本来だったら、高校などもですね、一刻も早くという気持ちはあるんですけれども、残念ながら高校の耐震化は国の補助はゼロでありますから、全部、県の単独事業で行わなければいけない。当初、財政的に考えてみると、平成33年ぐらいまで100パーセントにもっていくにはかかるかなと思っていたんですが、原課もこうこうであるとか、財政もですね、やり繰りというのを議論してくれまして、29年で100パーセントにもっていくという計画で、今、進めているということでございます。
(テレビ愛媛)
地方交付税が3分の1になったことで、当面影響が出そうな分野はどうか。また、とりあえず埋めるには基金の取り崩しという対応になるのか。
(知事)
まずはですね、基金のやり繰りで、この金額であれば何とかなると思います。やはり本当に、今回のようなことがなぜ起こるのかということは、やはり国の法案を審議される立法府の方々が、自分たちがやっていることが地方の現場に何をもたらすか、どういう影響をもたらすかということを知らない、そして、興味がないのかもしれない、そういうことから起こったのだろうと思います。

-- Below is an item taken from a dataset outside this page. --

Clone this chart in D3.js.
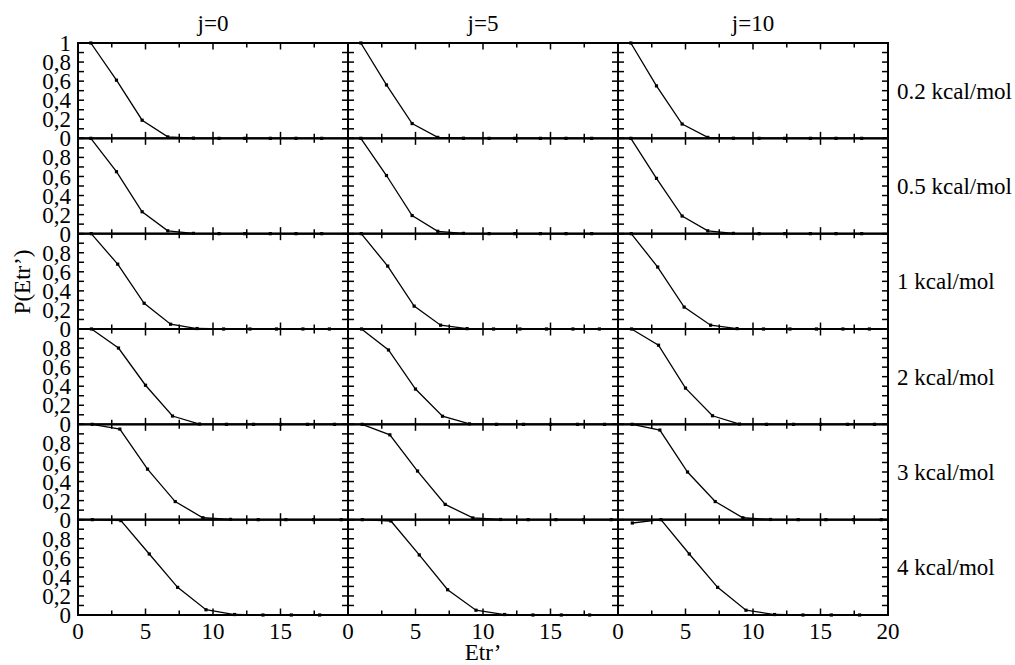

もう一つは、こちらに非があってこういう事態が起こるのであれば納得できるんだけれども、全く関係ないところでのもめ事がこちらに飛び火してきたということですから、あらためて、権限、財源が国にあるからこそ、こういうことが起こるんだなと実感しました。本当に、権限、財源の移譲を伴った役割分担での地方分権、これはやらないといけないと確信しましたし、これからもその声は、いかなる政権であろうとも上げていかなければならないなということをあらためて決意したところでございます。
正直言って、言い過ぎかもしれないですけれども、現在、これはもう、自民党にしても、民主党にしても、党首選挙が華々しく行われていますけれども、恐らく全国の、市町村は今回交付税は全額きていますけれども、3分の1ぐらいの送金しかないでやり繰りに走っている道府県知事は、何かもう一体何なんだと、非常にしらけた思いで見つめているんじゃないかなと、僕自身もその一人です。
それともう一つ言えることは、こういうことがいつ起こるか分からない、それから大きな災害がいつ起こるかも分からない、そのときにキャッシュが必要なんですね。キャッシュがないと対応ができない。ある程度の財政調整基金、今、目標を掲げて積み増しを目指していますけれども、絶対に確保しておくことが大事なんだなという点も、今回、再確認したような問題だったと思います。
(愛媛新聞)
財政が厳しい中で、財政調整基金などを積み増したと思うが、今、どれくらいになっているか。
(財政課長)
23年度末で286億円です。ただ、24年度当初で、それと6月で51億円既に使っています。今回の9月補正でも7億円使う予定になっています。9月の積み立ても一部ありますので、その差し引きしますと、現段階での24年度末見込みは251億円です。